— Prompt —
Leave out the pictures, and retype only the lines from the beginning of the material through the line that contains "0.372, 0.363, 0.363]", including both.

===== Given data

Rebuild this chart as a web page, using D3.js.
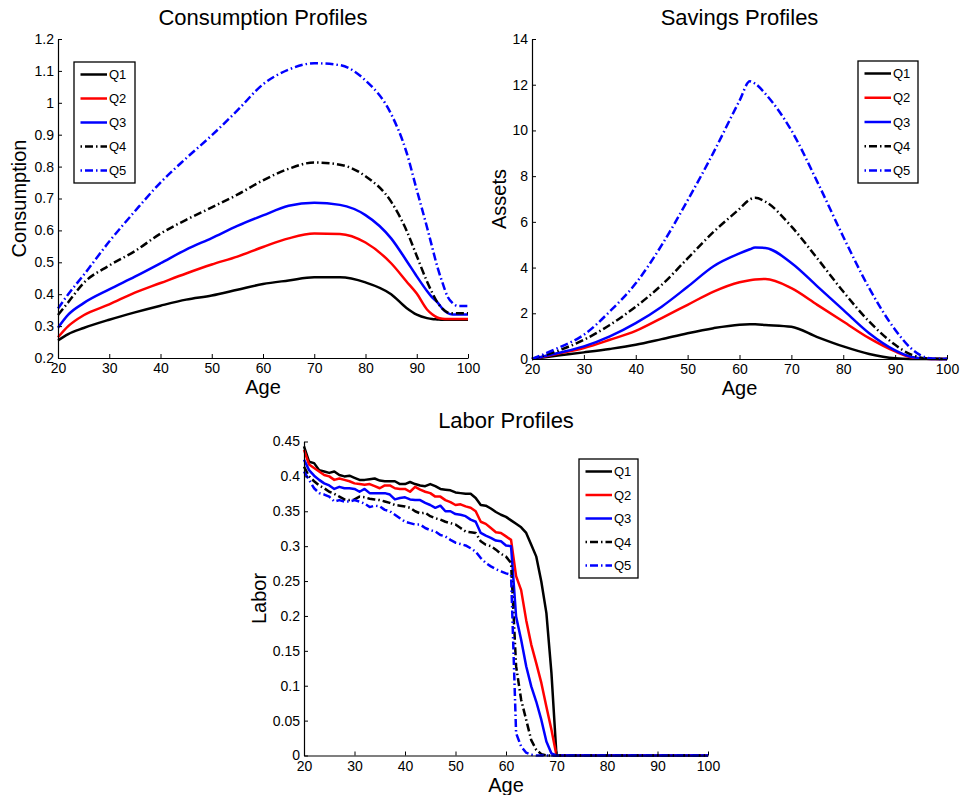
<!DOCTYPE html>
<html>
<head>
<meta charset="utf-8">
<script src="https://cdn.jsdelivr.net/npm/d3@7"></script>
<style>
  body { margin: 0; background: #fff; }
  svg { display: block; font-family: 'Liberation Sans', Arial, sans-serif; }
</style>
</head>
<body>
<div id="graf"></div>
<script>
// I. Datos
series  = ['Q1', 'Q2', 'Q3', 'Q4', 'Q5']
colores = ['#000000', '#ff0000', '#0000ff', '#000000', '#0000ff']
estilos = ['solid', 'solid', 'solid', 'dashdot', 'dashdot']

ageTicks  = [20, 30, 40, 50, 60, 70, 80, 90, 100]
consTicks = [0.2, 0.3, 0.4, 0.5, 0.6, 0.7, 0.8, 0.9, 1, 1.1, 1.2]
savTicks  = [0, 2, 4, 6, 8, 10, 12, 14]
labTicks  = [0, 0.05, 0.1, 0.15, 0.2, 0.25, 0.3, 0.35, 0.4, 0.45]

// Consumo
consAges = [20, 22, 25, 30, 35, 40, 45, 50, 55, 60, 65, 70, 75, 80, 85, 88, 90, 92, 93, 94, 95, 96, 97, 98, 100]
consQ1 = [0.255, 0.275, 0.294, 0.320, 0.343, 0.364, 0.383, 0.396, 0.414, 0.432, 0.443, 0.453, 0.453, 0.437, 0.400, 0.357, 0.336, 0.325, 0.322, 0.321, 0.320, 0.320, 0.320, 0.320, 0.320]
consQ2 = [0.265, 0.300, 0.334, 0.368, 0.405, 0.435, 0.465, 0.493, 0.518, 0.548, 0.575, 0.590, 0.589, 0.562, 0.497, 0.440, 0.402, 0.352, 0.337, 0.327, 0.323, 0.322, 0.322, 0.322, 0.322]
consQ3 = [0.295, 0.336, 0.372, 0.415, 0.455, 0.497, 0.540, 0.576, 0.614, 0.647, 0.677, 0.687, 0.680, 0.648, 0.575, 0.505, 0.456, 0.410, 0.390, 0.375, 0.355, 0.341, 0.336, 0.336, 0.336]
consQ4 = [0.335, 0.375, 0.435, 0.490, 0.535, 0.590, 0.633, 0.672, 0.712, 0.757, 0.793, 0.813, 0.806, 0.770, 0.690, 0.600, 0.520, 0.440, 0.405, 0.375, 0.355, 0.343, 0.340, 0.340, 0.340]
consQ5 = [0.355, 0.400, 0.460, 0.565, 0.660, 0.750, 0.826, 0.898, 0.976, 1.058, 1.104, 1.124, 1.118, 1.070, 0.965, 0.845, 0.727, 0.610, 0.548, 0.487, 0.437, 0.393, 0.372, 0.363, 0.363]

// Ahorro
savAges = [20, 25, 30, 35, 40, 45, 50, 55, 60, 62, 63, 65, 70, 75, 80, 85, 90, 93, 95, 97, 100]
savQ1 = [0, 0.15, 0.29, 0.44, 0.62, 0.87, 1.13, 1.35, 1.50, 1.52, 1.52, 1.49, 1.41, 0.96, 0.55, 0.22, 0.03, 0, 0, 0, 0]
savQ2 = [0, 0.23, 0.48, 0.84, 1.23, 1.79, 2.37, 2.95, 3.36, 3.45, 3.48, 3.50, 3.10, 2.37, 1.64, 0.91, 0.33, 0.08, 0.02, 0, 0]
savQ3 = [0, 0.26, 0.55, 0.99, 1.57, 2.29, 3.16, 4.06, 4.62, 4.80, 4.88, 4.86, 4.20, 3.18, 2.15, 1.13, 0.38, 0.10, 0.03, 0, 0]
savQ4 = [0, 0.36, 0.84, 1.49, 2.29, 3.24, 4.40, 5.56, 6.57, 6.98, 7.05, 6.88, 5.80, 4.40, 2.95, 1.64, 0.62, 0.20, 0.06, 0.01, 0]
savQ5 = [0, 0.48, 1.06, 2.08, 3.31, 4.98, 6.94, 9.04, 11.30, 12.15, 12.05, 11.60, 10.00, 7.75, 5.35, 3.10, 1.28, 0.48, 0.15, 0.02, 0]

// Trabajo
labAges = [20, 21, 22, 23, 24, 25, 26, 27, 28, 29,
           30, 31, 32, 33, 34, 35, 36, 37, 38, 39,
           40, 41, 42, 43, 44, 45, 46, 47, 48, 49,
           50, 51, 52, 53, 54, 55, 56, 57, 58, 59,
           60, 61, 62, 63, 64, 65, 66, 67, 68, 69,
           70, 100]
labQ1 = [0.443, 0.421, 0.419, 0.409, 0.407, 0.405, 0.407, 0.402, 0.400, 0.401,
         0.398, 0.395, 0.395, 0.396, 0.397, 0.394, 0.393, 0.393, 0.393, 0.389,
         0.389, 0.392, 0.389, 0.387, 0.386, 0.389, 0.386, 0.382, 0.381, 0.380,
         0.377, 0.376, 0.375, 0.375, 0.369, 0.359, 0.358, 0.354, 0.349, 0.345,
         0.342, 0.337, 0.332, 0.327, 0.319, 0.302, 0.285, 0.249, 0.204, 0.118,
         0, 0]
labQ2 = [0.438, 0.417, 0.412, 0.407, 0.402, 0.400, 0.395, 0.397, 0.395, 0.393,
         0.390, 0.389, 0.388, 0.389, 0.386, 0.383, 0.387, 0.387, 0.383, 0.382,
         0.382, 0.378, 0.385, 0.381, 0.378, 0.376, 0.371, 0.371, 0.366, 0.363,
         0.359, 0.360, 0.357, 0.355, 0.350, 0.335, 0.332, 0.326, 0.320, 0.319,
         0.314, 0.309, 0.257, 0.237, 0.194, 0.159, 0.132, 0.104, 0.070, 0.037,
         0, 0]
labQ3 = [0.424, 0.409, 0.401, 0.395, 0.390, 0.387, 0.382, 0.385, 0.383, 0.383,
         0.382, 0.378, 0.382, 0.376, 0.376, 0.376, 0.376, 0.374, 0.367, 0.369,
         0.370, 0.367, 0.366, 0.366, 0.362, 0.359, 0.355, 0.358, 0.350, 0.350,
         0.346, 0.345, 0.343, 0.338, 0.335, 0.319, 0.315, 0.312, 0.308, 0.307,
         0.301, 0.300, 0.199, 0.166, 0.128, 0.099, 0.077, 0.051, 0.020, 0.003,
         0, 0]
labQ4 = [0.414, 0.400, 0.393, 0.387, 0.383, 0.378, 0.375, 0.371, 0.367, 0.366,
         0.367, 0.371, 0.370, 0.368, 0.367, 0.366, 0.364, 0.362, 0.359, 0.358,
         0.357, 0.355, 0.350, 0.347, 0.348, 0.343, 0.340, 0.338, 0.335, 0.333,
         0.331, 0.326, 0.321, 0.320, 0.319, 0.307, 0.302, 0.300, 0.295, 0.289,
         0.285, 0.276, 0.128, 0.080, 0.051, 0.022, 0.008, 0.002, 0, 0,
         0, 0]
labQ5 = [0.407, 0.395, 0.383, 0.376, 0.374, 0.371, 0.364, 0.366, 0.364, 0.364,
         0.366, 0.364, 0.361, 0.356, 0.358, 0.357, 0.352, 0.350, 0.345, 0.340,
         0.335, 0.333, 0.331, 0.331, 0.326, 0.323, 0.321, 0.316, 0.314, 0.309,
         0.305, 0.303, 0.301, 0.297, 0.292, 0.283, 0.276, 0.271, 0.267, 0.264,
         0.261, 0.259, 0.032, 0.013, 0.004, 0.001, 0, 0, 0, 0,
         0, 0]

// II. Configuración
ancho_total = 962
alto_total = 795

svg = d3.select('#graf').append('svg')
        .attr('width', ancho_total)
        .attr('height', alto_total)

paneles = [
  { titulo: 'Consumption Profiles', ylabel: 'Consumption',
    left: 58, right: 468, top: 39, bottom: 358,
    yDom: [0.2, 1.2], yTicks: consTicks, ages: consAges,
    vals: [consQ1, consQ2, consQ3, consQ4, consQ5], curva: d3.curveMonotoneX,
    leg: { x: 74, y: 62, w: 61, h: 121 }, ylabX: 26 },
  { titulo: 'Savings Profiles', ylabel: 'Assets',
    left: 532, right: 947, top: 39, bottom: 359,
    yDom: [0, 14], yTicks: savTicks, ages: savAges,
    vals: [savQ1, savQ2, savQ3, savQ4, savQ5], curva: d3.curveMonotoneX,
    leg: { x: 858, y: 61, w: 60, h: 122 }, ylabX: 506 },
  { titulo: 'Labor Profiles', ylabel: 'Labor',
    left: 304, right: 708, top: 441.5, bottom: 755.5,
    yDom: [0, 0.45], yTicks: labTicks, ages: labAges,
    vals: [labQ1, labQ2, labQ3, labQ4, labQ5], curva: d3.curveLinear,
    leg: { x: 579, y: 459, w: 59, h: 119 }, ylabX: 266 }
]

// III. Dibujo
function render(p) {
  x = d3.scaleLinear().domain([20, 100]).range([p.left, p.right])
  y = d3.scaleLinear().domain(p.yDom).range([p.bottom, p.top])

  g = svg.append('g')

  // lineas
  linea = d3.line()
            .x(d => x(d[0]))
            .y(d => y(d[1]))
            .curve(p.curva)

  p.vals.forEach((v, i) => {
    pts = p.ages.map((a, j) => [a, v[j]])
    path = g.append('path')
            .attr('d', linea(pts))
            .attr('fill', 'none')
            .attr('stroke', colores[i])
            .attr('stroke-width', 2.5)
            .attr('stroke-linejoin', 'round')
    if (estilos[i] == 'dashdot') path.attr('stroke-dasharray', '8,3,1.5,3')
  })

  // EJE X
  ejeX = g.append('g')
    .attr('transform', 'translate(0,' + p.bottom + ')')
    .call(d3.axisBottom(x).tickValues(ageTicks).tickSizeInner(-4).tickSizeOuter(0).tickPadding(5.5))
  // EJE Y
  ejeY = g.append('g')
    .attr('transform', 'translate(' + p.left + ',0)')
    .call(d3.axisLeft(y).tickValues(p.yTicks).tickSizeInner(-4).tickSizeOuter(0).tickPadding(4)
            .tickFormat(d => String(+d.toFixed(2))))

  ;[ejeX, ejeY].forEach(e => {
    e.selectAll('text').attr('font-size', '14px').attr('fill', '#000')
     .style('font-family', "'Liberation Sans', Arial, sans-serif")
    e.select('.domain').attr('stroke', '#000').attr('stroke-width', 1.2)
    e.selectAll('.tick line').attr('stroke', '#000')
  })

  // textos
  g.append('text')
   .attr('x', (p.left + p.right) / 2)
   .attr('y', p.top - 14)
   .attr('text-anchor', 'middle')
   .attr('font-size', '22px')
   .text(p.titulo)

  g.append('text')
   .attr('x', (p.left + p.right) / 2)
   .attr('y', p.bottom + 36)
   .attr('text-anchor', 'middle')
   .attr('font-size', '20px')
   .text('Age')

  g.append('text')
   .attr('transform', 'translate(' + p.ylabX + ',' + (p.top + p.bottom) / 2 + ') rotate(-90)')
   .attr('text-anchor', 'middle')
   .attr('font-size', '20px')
   .text(p.ylabel)

  // LEYENDA
  L = p.leg
  leg = g.append('g')
  leg.append('rect')
     .attr('x', L.x).attr('y', L.y)
     .attr('width', L.w).attr('height', L.h)
     .attr('fill', '#fff')
     .attr('stroke', '#000')
     .attr('stroke-width', 1.3)
  paso = (L.h - 25) / 4
  series.forEach((s, i) => {
    yy = L.y + 12.5 + i * paso
    ln = leg.append('line')
       .attr('x1', L.x + 6.5).attr('x2', L.x + 33)
       .attr('y1', yy).attr('y2', yy)
       .attr('stroke', colores[i])
       .attr('stroke-width', 2.5)
    if (estilos[i] == 'dashdot') ln.attr('stroke-dasharray', '1.5,3,8,3')
    leg.append('text')
       .attr('x', L.x + 35)
       .attr('y', yy)
       .attr('dy', '0.36em')
       .attr('font-size', '13px')
       .text(s)
  })
}

// IV. Despliegue
paneles.forEach(render)
</script>
</body>
</html>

==========

— Written response —
Rebuild this chart as a web page, using D3.js.
<!DOCTYPE html>
<html>
<head>
<meta charset="utf-8">
<script src="https://cdn.jsdelivr.net/npm/d3@7"></script>
<style>
  body { margin: 0; background: #fff; }
  svg { display: block; font-family: 'Liberation Sans', Arial, sans-serif; }
</style>
</head>
<body>
<div id="graf"></div>
<script>
// I. Datos
series  = ['Q1', 'Q2', 'Q3', 'Q4', 'Q5']
colores = ['#000000', '#ff0000', '#0000ff', '#000000', '#0000ff']
estilos = ['solid', 'solid', 'solid', 'dashdot', 'dashdot']

ageTicks  = [20, 30, 40, 50, 60, 70, 80, 90, 100]
consTicks = [0.2, 0.3, 0.4, 0.5, 0.6, 0.7, 0.8, 0.9, 1, 1.1, 1.2]
savTicks  = [0, 2, 4, 6, 8, 10, 12, 14]
labTicks  = [0, 0.05, 0.1, 0.15, 0.2, 0.25, 0.3, 0.35, 0.4, 0.45]

// Consumo
consAges = [20, 22, 25, 30, 35, 40, 45, 50, 55, 60, 65, 70, 75, 80, 85, 88, 90, 92, 93, 94, 95, 96, 97, 98, 100]
consQ1 = [0.255, 0.275, 0.294, 0.320, 0.343, 0.364, 0.383, 0.396, 0.414, 0.432, 0.443, 0.453, 0.453, 0.437, 0.400, 0.357, 0.336, 0.325, 0.322, 0.321, 0.320, 0.320, 0.320, 0.320, 0.320]
consQ2 = [0.265, 0.300, 0.334, 0.368, 0.405, 0.435, 0.465, 0.493, 0.518, 0.548, 0.575, 0.590, 0.589, 0.562, 0.497, 0.440, 0.402, 0.352, 0.337, 0.327, 0.323, 0.322, 0.322, 0.322, 0.322]
consQ3 = [0.295, 0.336, 0.372, 0.415, 0.455, 0.497, 0.540, 0.576, 0.614, 0.647, 0.677, 0.687, 0.680, 0.648, 0.575, 0.505, 0.456, 0.410, 0.390, 0.375, 0.355, 0.341, 0.336, 0.336, 0.336]
consQ4 = [0.335, 0.375, 0.435, 0.490, 0.535, 0.590, 0.633, 0.672, 0.712, 0.757, 0.793, 0.813, 0.806, 0.770, 0.690, 0.600, 0.520, 0.440, 0.405, 0.375, 0.355, 0.343, 0.340, 0.340, 0.340]
consQ5 = [0.355, 0.400, 0.460, 0.565, 0.660, 0.750, 0.826, 0.898, 0.976, 1.058, 1.104, 1.124, 1.118, 1.070, 0.965, 0.845, 0.727, 0.610, 0.548, 0.487, 0.437, 0.393, 0.372, 0.363, 0.363]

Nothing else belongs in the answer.